>> BEGIN DATA SHOWN

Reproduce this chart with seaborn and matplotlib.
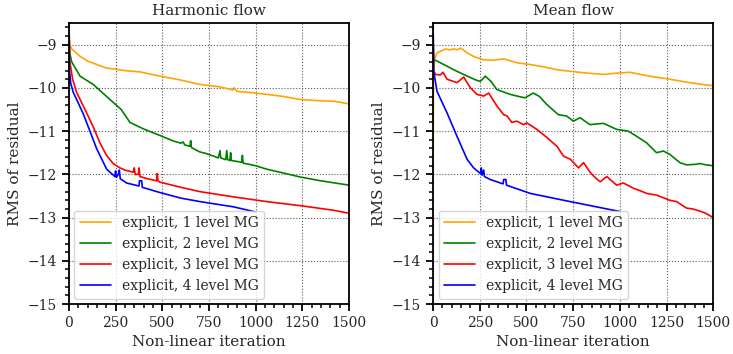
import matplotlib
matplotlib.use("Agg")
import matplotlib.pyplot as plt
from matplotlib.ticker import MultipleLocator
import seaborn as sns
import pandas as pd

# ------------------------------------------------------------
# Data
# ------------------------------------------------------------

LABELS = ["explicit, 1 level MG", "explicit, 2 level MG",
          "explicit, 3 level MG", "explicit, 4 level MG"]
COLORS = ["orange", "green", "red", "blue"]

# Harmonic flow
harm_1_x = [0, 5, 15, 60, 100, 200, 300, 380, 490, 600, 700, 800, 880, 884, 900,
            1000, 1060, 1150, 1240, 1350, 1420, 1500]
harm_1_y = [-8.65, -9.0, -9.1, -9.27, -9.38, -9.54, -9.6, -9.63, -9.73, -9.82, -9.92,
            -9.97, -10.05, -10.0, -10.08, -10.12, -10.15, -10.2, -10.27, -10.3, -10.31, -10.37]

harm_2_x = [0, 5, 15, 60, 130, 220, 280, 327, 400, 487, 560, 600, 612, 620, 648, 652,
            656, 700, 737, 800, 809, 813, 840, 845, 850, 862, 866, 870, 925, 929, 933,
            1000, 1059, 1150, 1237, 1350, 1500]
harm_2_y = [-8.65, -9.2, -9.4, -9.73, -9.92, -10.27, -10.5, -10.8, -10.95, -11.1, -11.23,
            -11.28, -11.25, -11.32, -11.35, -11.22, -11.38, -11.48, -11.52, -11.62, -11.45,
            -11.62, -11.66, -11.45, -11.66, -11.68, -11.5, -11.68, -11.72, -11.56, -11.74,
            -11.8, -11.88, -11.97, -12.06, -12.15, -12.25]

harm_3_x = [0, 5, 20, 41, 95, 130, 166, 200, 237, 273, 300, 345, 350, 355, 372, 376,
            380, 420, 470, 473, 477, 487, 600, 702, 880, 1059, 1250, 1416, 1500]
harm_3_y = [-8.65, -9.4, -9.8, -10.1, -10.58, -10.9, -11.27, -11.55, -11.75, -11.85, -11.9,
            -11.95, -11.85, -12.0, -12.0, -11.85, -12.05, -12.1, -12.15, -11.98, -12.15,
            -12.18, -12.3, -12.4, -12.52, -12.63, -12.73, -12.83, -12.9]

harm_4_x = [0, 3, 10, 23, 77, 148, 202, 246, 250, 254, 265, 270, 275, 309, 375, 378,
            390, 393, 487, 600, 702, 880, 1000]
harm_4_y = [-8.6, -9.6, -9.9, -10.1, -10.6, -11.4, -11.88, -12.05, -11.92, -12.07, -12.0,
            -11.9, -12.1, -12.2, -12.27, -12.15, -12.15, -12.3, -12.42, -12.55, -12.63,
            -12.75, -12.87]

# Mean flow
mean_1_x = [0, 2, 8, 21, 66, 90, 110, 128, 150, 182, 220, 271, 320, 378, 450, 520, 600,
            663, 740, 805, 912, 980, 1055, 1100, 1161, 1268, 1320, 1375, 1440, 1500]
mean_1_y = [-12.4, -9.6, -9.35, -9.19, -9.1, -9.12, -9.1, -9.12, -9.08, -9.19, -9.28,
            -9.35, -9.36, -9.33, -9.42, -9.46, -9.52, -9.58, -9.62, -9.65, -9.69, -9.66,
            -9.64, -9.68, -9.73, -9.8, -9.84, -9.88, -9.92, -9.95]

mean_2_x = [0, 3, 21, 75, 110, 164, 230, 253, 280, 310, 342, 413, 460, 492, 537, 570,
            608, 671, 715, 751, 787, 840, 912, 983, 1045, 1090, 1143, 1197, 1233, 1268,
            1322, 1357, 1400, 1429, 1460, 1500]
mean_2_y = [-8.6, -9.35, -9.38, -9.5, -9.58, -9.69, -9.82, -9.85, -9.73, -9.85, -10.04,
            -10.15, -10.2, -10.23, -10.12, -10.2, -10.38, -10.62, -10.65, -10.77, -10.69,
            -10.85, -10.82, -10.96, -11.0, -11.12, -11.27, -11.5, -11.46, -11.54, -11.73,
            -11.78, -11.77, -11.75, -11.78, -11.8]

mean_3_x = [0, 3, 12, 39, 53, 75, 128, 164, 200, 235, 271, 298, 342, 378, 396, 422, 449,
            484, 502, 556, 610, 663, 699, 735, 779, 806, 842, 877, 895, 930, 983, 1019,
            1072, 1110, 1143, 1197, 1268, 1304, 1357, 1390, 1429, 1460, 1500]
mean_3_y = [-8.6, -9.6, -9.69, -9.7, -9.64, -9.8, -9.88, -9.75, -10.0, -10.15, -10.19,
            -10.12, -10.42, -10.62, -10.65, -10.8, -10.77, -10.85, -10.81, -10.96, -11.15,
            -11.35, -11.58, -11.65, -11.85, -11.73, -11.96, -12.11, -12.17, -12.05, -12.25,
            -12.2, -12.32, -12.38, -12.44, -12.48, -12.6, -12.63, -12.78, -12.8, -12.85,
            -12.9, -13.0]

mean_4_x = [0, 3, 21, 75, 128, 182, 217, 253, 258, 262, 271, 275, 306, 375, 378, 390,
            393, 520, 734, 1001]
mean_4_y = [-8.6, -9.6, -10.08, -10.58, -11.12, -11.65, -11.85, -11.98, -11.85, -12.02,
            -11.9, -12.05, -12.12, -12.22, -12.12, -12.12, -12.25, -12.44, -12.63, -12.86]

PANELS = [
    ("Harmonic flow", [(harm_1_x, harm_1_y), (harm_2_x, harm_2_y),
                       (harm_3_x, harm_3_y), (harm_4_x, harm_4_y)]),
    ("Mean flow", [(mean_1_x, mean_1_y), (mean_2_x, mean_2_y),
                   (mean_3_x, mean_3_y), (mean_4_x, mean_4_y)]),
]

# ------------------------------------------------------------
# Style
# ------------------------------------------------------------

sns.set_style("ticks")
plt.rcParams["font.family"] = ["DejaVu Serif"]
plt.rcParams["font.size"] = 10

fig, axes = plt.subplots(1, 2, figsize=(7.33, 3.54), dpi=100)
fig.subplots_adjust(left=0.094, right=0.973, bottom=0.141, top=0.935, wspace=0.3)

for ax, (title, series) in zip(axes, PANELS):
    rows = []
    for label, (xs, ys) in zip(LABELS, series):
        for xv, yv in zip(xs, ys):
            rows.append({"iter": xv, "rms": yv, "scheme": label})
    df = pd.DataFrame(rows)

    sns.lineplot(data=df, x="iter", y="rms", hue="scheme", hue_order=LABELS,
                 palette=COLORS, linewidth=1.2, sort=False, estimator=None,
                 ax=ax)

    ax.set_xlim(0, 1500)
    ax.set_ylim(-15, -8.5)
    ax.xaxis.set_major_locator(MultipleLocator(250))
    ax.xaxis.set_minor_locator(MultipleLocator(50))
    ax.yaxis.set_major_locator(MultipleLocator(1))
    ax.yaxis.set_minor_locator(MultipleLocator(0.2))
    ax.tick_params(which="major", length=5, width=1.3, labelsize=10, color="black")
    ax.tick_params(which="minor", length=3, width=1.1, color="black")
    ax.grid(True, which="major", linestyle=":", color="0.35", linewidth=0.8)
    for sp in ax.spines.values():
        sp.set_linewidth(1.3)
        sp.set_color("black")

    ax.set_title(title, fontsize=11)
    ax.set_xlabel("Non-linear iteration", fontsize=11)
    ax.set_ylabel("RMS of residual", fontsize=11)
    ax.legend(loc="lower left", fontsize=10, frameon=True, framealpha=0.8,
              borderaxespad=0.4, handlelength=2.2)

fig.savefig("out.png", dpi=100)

>> END DATA SHOWN

(DO THIS)
Reproduce only the lines from the beginning of the data through the line that contains "-10.3, -10.31, -10.37]", both included, and please drop the pictures.

(RESULT BELOW)
Reproduce this chart with seaborn and matplotlib.
import matplotlib
matplotlib.use("Agg")
import matplotlib.pyplot as plt
from matplotlib.ticker import MultipleLocator
import seaborn as sns
import pandas as pd

# ------------------------------------------------------------
# Data
# ------------------------------------------------------------

LABELS = ["explicit, 1 level MG", "explicit, 2 level MG",
          "explicit, 3 level MG", "explicit, 4 level MG"]
COLORS = ["orange", "green", "red", "blue"]

# Harmonic flow
harm_1_x = [0, 5, 15, 60, 100, 200, 300, 380, 490, 600, 700, 800, 880, 884, 900,
            1000, 1060, 1150, 1240, 1350, 1420, 1500]
harm_1_y = [-8.65, -9.0, -9.1, -9.27, -9.38, -9.54, -9.6, -9.63, -9.73, -9.82, -9.92,
            -9.97, -10.05, -10.0, -10.08, -10.12, -10.15, -10.2, -10.27, -10.3, -10.31, -10.37]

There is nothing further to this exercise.